• AIM
Among the lines below, count those with "this". Give the total alone.

• INFORMATION SUPPLIED
* Start *

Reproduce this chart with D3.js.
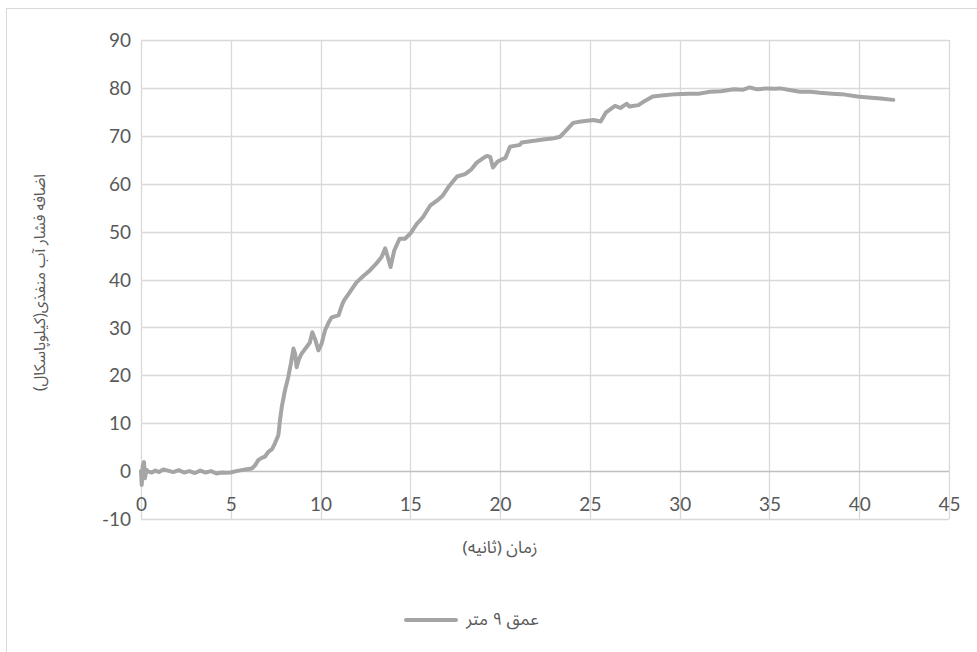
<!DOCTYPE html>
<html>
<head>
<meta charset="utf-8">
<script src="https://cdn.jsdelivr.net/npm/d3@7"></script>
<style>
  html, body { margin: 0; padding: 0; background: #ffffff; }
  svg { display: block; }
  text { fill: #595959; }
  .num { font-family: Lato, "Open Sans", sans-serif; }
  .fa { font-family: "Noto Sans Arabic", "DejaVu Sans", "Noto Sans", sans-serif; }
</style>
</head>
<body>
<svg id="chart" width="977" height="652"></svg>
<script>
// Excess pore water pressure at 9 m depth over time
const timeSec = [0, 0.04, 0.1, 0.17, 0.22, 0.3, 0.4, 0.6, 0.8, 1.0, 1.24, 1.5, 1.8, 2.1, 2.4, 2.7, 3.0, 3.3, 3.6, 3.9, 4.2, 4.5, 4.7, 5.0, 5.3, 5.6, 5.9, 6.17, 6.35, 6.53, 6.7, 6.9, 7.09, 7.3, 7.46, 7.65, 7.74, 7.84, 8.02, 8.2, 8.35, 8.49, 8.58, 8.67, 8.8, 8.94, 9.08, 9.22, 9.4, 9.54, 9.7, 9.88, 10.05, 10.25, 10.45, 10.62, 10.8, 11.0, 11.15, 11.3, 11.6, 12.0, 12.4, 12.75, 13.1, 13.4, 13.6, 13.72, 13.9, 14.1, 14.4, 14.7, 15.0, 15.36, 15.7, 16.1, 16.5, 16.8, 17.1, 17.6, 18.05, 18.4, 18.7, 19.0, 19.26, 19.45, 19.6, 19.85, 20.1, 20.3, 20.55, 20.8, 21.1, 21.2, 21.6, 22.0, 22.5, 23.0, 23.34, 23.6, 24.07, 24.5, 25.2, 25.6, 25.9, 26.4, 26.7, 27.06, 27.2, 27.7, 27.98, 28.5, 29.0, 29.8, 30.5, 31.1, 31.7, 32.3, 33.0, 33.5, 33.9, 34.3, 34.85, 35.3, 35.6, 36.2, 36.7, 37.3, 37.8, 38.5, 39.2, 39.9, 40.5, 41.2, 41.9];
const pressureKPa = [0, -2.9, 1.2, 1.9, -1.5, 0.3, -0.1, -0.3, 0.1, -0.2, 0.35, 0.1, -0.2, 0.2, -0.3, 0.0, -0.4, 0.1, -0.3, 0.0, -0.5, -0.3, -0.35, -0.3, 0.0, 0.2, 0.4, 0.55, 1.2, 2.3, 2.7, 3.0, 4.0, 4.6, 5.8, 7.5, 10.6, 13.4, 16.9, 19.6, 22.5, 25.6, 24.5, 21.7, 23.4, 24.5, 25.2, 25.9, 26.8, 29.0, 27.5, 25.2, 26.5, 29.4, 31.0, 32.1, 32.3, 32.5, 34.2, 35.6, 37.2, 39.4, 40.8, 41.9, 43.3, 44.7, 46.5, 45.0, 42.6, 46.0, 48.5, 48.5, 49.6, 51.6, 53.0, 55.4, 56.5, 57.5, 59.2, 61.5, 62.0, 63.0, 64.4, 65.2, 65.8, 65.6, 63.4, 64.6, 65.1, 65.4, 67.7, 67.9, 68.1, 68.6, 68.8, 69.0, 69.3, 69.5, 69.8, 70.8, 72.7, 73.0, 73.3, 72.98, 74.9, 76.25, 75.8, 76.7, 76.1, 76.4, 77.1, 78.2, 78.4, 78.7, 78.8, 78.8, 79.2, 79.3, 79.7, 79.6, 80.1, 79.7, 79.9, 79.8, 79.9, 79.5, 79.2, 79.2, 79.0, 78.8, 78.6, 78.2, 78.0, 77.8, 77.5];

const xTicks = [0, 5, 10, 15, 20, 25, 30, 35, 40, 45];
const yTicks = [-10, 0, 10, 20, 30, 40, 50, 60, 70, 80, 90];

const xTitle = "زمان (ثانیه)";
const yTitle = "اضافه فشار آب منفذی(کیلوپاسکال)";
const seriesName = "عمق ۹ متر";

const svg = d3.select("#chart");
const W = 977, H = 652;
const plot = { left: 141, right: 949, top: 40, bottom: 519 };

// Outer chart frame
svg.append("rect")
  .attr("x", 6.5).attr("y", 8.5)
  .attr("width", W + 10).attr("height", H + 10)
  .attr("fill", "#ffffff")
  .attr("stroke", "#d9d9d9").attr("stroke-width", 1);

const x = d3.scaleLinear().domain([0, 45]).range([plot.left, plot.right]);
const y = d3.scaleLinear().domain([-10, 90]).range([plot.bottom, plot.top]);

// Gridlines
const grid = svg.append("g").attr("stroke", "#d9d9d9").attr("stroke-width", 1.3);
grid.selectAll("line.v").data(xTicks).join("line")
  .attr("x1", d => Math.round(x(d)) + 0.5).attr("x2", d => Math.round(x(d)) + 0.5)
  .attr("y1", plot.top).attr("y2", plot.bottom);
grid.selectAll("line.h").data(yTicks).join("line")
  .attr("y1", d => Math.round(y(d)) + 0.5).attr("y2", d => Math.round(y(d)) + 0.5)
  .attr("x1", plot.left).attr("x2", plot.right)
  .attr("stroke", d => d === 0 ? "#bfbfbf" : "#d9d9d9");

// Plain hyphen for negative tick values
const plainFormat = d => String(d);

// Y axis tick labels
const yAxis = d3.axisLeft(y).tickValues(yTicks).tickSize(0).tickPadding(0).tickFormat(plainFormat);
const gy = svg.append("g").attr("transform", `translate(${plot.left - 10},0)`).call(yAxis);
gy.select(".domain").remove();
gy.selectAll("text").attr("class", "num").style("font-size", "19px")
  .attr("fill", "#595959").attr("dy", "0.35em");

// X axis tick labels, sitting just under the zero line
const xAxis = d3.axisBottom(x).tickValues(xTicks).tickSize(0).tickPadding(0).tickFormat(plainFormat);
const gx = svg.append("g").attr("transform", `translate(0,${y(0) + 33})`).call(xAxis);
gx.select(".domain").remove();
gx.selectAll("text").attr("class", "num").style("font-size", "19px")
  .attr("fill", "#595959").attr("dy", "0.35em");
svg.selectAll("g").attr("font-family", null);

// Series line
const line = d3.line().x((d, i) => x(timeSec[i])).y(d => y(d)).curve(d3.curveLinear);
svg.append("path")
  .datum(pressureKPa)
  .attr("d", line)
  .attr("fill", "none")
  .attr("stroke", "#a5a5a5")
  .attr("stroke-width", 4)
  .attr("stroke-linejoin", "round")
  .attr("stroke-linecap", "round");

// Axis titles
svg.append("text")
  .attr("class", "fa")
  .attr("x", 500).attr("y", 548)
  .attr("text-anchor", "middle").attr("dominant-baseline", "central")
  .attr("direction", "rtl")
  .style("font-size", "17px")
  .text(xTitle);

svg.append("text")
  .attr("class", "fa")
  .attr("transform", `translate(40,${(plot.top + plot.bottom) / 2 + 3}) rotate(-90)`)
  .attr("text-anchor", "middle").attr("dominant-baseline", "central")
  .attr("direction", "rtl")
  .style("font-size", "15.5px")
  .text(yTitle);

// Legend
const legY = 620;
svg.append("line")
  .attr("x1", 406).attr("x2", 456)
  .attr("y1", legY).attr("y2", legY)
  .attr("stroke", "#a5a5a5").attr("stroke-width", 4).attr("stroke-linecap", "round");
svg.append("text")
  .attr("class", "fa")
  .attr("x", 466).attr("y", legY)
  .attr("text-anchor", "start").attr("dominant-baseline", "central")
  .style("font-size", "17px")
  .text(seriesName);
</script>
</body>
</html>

* End *
* Start *

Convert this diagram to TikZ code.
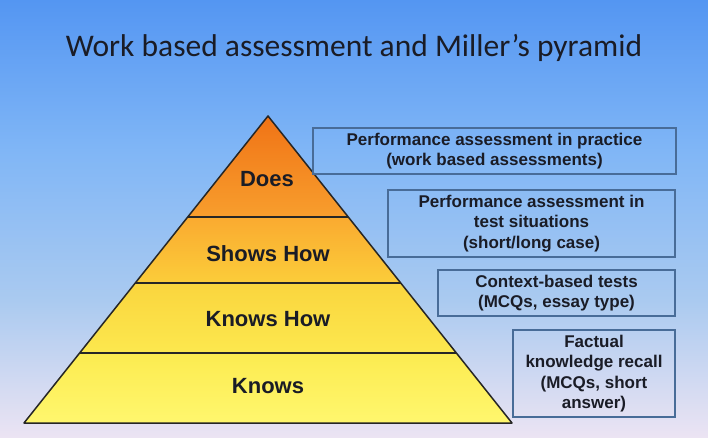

* End *
* Start *

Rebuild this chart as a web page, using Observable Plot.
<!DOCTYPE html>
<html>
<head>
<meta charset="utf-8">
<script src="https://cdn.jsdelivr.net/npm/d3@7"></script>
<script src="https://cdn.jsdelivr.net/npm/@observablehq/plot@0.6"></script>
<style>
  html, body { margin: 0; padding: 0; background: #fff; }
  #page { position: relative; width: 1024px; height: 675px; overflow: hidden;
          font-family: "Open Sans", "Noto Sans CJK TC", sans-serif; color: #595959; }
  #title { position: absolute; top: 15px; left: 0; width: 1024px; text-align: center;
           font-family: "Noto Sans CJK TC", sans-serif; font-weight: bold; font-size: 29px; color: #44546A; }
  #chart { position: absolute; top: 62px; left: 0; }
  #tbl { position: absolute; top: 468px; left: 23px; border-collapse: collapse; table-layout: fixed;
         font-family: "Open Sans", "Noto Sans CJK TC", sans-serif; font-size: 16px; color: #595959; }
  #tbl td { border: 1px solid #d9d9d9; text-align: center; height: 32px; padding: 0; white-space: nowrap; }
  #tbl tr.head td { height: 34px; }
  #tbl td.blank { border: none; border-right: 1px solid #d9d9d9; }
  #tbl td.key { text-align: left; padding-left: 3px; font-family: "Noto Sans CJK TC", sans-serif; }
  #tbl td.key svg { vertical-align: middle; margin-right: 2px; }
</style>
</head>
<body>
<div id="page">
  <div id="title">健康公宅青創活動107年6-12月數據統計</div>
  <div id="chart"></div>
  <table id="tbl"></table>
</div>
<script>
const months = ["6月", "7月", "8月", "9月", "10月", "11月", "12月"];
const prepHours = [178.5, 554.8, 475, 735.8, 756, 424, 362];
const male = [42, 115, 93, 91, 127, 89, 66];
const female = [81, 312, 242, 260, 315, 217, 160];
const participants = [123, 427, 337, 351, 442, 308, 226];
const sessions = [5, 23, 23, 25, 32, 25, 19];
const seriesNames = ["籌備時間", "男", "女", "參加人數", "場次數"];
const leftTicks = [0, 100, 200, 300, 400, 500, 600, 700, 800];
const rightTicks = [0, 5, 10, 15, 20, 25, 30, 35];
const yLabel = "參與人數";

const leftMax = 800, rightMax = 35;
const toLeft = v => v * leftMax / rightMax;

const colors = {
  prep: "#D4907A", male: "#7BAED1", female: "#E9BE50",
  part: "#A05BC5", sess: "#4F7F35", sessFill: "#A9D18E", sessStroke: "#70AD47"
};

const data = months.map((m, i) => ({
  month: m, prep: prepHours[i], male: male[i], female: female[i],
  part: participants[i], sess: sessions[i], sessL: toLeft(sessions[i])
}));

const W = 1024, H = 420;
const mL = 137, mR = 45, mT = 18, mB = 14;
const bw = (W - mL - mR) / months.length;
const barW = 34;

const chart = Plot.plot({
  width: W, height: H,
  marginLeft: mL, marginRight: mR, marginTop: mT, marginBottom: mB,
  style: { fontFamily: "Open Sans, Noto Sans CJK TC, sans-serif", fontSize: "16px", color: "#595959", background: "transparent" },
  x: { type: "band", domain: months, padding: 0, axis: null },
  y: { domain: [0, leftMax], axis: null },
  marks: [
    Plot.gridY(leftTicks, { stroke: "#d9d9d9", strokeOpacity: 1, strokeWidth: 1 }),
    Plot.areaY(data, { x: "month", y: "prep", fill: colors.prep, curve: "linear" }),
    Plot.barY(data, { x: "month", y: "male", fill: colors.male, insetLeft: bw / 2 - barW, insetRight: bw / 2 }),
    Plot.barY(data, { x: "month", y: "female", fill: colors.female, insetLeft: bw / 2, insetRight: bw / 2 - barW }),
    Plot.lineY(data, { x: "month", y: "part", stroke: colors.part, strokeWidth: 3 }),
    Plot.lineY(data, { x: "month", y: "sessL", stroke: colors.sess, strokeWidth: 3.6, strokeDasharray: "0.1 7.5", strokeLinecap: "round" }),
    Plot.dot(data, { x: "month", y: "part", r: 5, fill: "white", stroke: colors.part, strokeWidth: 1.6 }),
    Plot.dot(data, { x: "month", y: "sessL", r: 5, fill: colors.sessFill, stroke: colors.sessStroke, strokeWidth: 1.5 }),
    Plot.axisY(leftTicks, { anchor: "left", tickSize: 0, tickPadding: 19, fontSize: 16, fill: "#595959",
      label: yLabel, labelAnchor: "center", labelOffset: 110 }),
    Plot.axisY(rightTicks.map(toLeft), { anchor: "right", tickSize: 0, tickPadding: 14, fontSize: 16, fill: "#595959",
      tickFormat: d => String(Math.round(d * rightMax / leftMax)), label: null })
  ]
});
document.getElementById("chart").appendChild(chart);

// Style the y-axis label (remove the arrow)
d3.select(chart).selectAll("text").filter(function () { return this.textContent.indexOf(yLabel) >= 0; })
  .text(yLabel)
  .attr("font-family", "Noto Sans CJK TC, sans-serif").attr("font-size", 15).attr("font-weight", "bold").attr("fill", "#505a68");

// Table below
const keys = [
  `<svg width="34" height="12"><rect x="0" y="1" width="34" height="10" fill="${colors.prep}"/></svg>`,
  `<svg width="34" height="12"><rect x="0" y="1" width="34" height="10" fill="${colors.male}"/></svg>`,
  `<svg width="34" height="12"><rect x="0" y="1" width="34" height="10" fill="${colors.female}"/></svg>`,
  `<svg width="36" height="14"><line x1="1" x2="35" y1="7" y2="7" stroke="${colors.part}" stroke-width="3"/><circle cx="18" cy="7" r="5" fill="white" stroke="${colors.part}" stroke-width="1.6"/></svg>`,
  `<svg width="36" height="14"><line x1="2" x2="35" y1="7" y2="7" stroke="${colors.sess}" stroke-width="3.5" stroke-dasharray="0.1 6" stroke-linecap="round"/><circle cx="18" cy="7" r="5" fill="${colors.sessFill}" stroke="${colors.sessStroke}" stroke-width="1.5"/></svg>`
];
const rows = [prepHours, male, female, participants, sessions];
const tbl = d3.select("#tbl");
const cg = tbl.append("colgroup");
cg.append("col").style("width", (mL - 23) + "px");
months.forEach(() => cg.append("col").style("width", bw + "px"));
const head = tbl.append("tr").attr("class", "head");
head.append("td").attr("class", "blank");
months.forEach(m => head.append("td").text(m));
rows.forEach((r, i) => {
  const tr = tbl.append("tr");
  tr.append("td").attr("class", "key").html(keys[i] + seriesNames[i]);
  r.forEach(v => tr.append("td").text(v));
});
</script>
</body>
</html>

* End *

• COMPLETED TASK
4